The opportunity to apply these lessons is wide open to firms of all sizes and shapes. Many frontier firms are part of what we call the Titanium Economy — small, often privately held industrial-technology companies that are among the fastest growing and most profitable enterprises in the country. These companies are often based in smaller cities, sometimes even in rural areas, and present across a variety of sectors.

Take Dot Foods, a foodservice distributor based in Mount Sterling, Illinois, population 2,006. For Dot, everything starts with the employee. “Our volume is off the charts and we can’t staff it… we’re typically 500 employees short,” CEO Joe Tracy told us.

To attract workers, Dot rewrote its shift schedules in ways that give employees more flexibility to take time off. The company invested in automation to do the jobs that no one wants to do, like slinging cases in the freezer on the night shift. It embraced technology throughout the operation and invested time in teaching workers the skills needed to operate the equipment. It worked to integrate logistics with advanced analytics, so that customers receive the products they want as fast as possible. And it acquired ShopHero to give its customers a customized, locally branded e-commerce platform replete with video and photos. Dot Foods is now the nation’s largest foodservice distributor, delivering more than 125,000 products from 1,000 suppliers to all 50 states.

Dot’s growth story is typical of Titanium Economy companies — and the opportunity for others to join them is vast. Recent data indicates that small and medium-size companies are less productive on average than large firms. But in some sectors where niche products or services can be offered at higher price points, small companies can be as productive as their bigger rivals. These data should give plenty of encouragement to business leaders looking to drive improvements in their business.

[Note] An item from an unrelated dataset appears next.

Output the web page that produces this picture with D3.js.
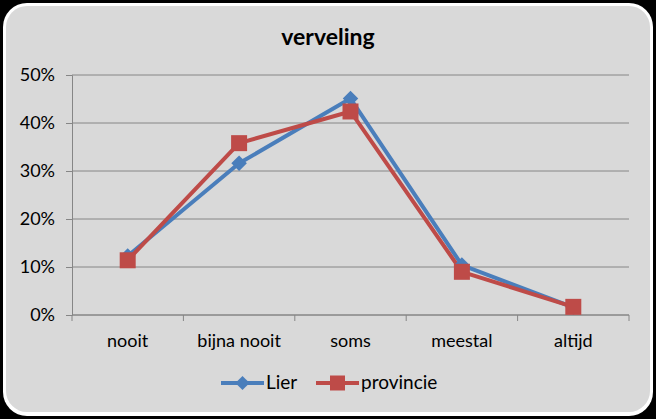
<!DOCTYPE html>
<html>
<head>
<meta charset="utf-8">
<script src="https://cdn.jsdelivr.net/npm/d3@7"></script>
<style>
  body { margin: 0; background: #000; }
  svg { display: block; font-family: Lato, "Open Sans", sans-serif; }
</style>
</head>
<body>
<svg id="chart" width="656" height="419"></svg>
<script>
// data
const categories = ["nooit", "bijna nooit", "soms", "meestal", "altijd"];
const lier = [0.123, 0.316, 0.451, 0.104, 0.016];
const provincie = [0.114, 0.358, 0.424, 0.090, 0.017];
const yTicks = [0, 0.1, 0.2, 0.3, 0.4, 0.5];

const W = 656, H = 419;
const plot = { left: 72, right: 629, top: 75, bottom: 315 };

const svg = d3.select("#chart");

// frame
svg.append("rect").attr("width", W).attr("height", H).attr("fill", "#000");
svg.append("rect")
    .attr("x", 3).attr("y", 3).attr("width", W - 6).attr("height", H - 6)
    .attr("rx", 24).attr("fill", "#fff");
svg.append("rect")
    .attr("x", 6).attr("y", 6).attr("width", W - 12).attr("height", H - 13)
    .attr("rx", 21).attr("fill", "#d9d9d9");

const x = d3.scaleBand().domain(categories).range([plot.left, plot.right]);
const y = d3.scaleLinear().domain([0, 0.5]).range([plot.bottom, plot.top]);

// gridlines
svg.append("g").selectAll("line")
    .data(yTicks)
    .enter().append("line")
    .attr("x1", plot.left).attr("x2", plot.right)
    .attr("y1", d => y(d)).attr("y2", d => y(d))
    .attr("stroke", "#868686").attr("stroke-width", 1);

// y axis
const yAxis = svg.append("g")
    .attr("transform", `translate(${plot.left},0)`)
    .call(d3.axisLeft(y).tickValues(yTicks).tickFormat(d3.format(".0%")).tickSize(6).tickPadding(11));
yAxis.select(".domain").attr("stroke", "#868686");
yAxis.selectAll(".tick line").attr("stroke", "#868686");
yAxis.selectAll("text").attr("font-size", 18).attr("fill", "#000")
    .attr("font-family", "Lato, 'Open Sans', sans-serif");

// x axis with ticks at band boundaries
const xAxis = svg.append("g")
    .attr("transform", `translate(0,${plot.bottom})`);
xAxis.append("line")
    .attr("x1", plot.left).attr("x2", plot.right)
    .attr("stroke", "#868686");
const bounds = categories.map(c => x(c)).concat([plot.right]);
xAxis.selectAll(".bt").data(bounds).enter().append("line")
    .attr("x1", d => d).attr("x2", d => d)
    .attr("y1", 0).attr("y2", 6)
    .attr("stroke", "#868686");
xAxis.selectAll("text").data(categories).enter().append("text")
    .attr("x", d => x(d) + x.bandwidth() / 2)
    .attr("y", 32)
    .attr("text-anchor", "middle")
    .attr("font-size", 18)
    .text(d => d);

const cx = c => x(c) + x.bandwidth() / 2;
const line = d3.line().x((d, i) => cx(categories[i])).y(d => y(d));

const series = [
    { name: "Lier", values: lier, color: "#4a7ebb", shape: "diamond" },
    { name: "provincie", values: provincie, color: "#be4b48", shape: "square" }
];

function marker(shape, s) {
    // diamond = square rotated 45 degrees
    const sym = d3.symbol().type(d3.symbolSquare).size(s * s);
    return { d: sym(), rot: shape === "diamond" ? 45 : 0 };
}

series.forEach(s => {
    svg.append("path")
        .datum(s.values)
        .attr("d", line)
        .attr("fill", "none")
        .attr("stroke", s.color)
        .attr("stroke-width", 4)
        .attr("stroke-linejoin", "round");
});
series.forEach(s => {
    const m = marker(s.shape, s.shape === "square" ? 16 : 11);
    svg.append("g").selectAll("path")
        .data(s.values)
        .enter().append("path")
        .attr("d", m.d)
        .attr("transform", (d, i) => `translate(${cx(categories[i])},${y(d)}) rotate(${m.rot})`)
        .attr("fill", s.color);
});

// title
svg.append("text")
    .attr("x", 328).attr("y", 45)
    .attr("text-anchor", "middle")
    .attr("font-size", 23).attr("font-weight", "bold")
    .text("verveling");

// legend
const legendItems = [
    { s: series[0], x0: 221, tx: 266 },
    { s: series[1], x0: 316, tx: 361 }
];
const ly = 383;
legendItems.forEach(li => {
    svg.append("line")
        .attr("x1", li.x0).attr("x2", li.x0 + 43)
        .attr("y1", ly).attr("y2", ly)
        .attr("stroke", li.s.color).attr("stroke-width", 4);
    const m = marker(li.s.shape, li.s.shape === "square" ? 15 : 10);
    svg.append("path")
        .attr("d", m.d)
        .attr("transform", `translate(${li.x0 + 21.5},${ly}) rotate(${m.rot})`)
        .attr("fill", li.s.color);
    svg.append("text")
        .attr("x", li.tx).attr("y", ly + 6)
        .attr("font-size", 19)
        .text(li.s.name);
});
</script>
</body>
</html>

Neither size nor sector is the full measure of a company’s destiny. To be sure, grocery store owners cannot snap their fingers and suddenly enjoy the profit margins of software makers. But almost all firms can increase their productivity to approximate that of the frontier firms.

. . .

Ultimately, changes in firm strategy and management will have to deliver the gains in productivity needed to get back on the long-term trend and capture the $10 trillion prize. For business leaders, the productivity gap should be ample motivation to raise their own ambitions. Now, it’s also clear that the work they do will ultimately make all the difference to the country’s prosperity and well-being.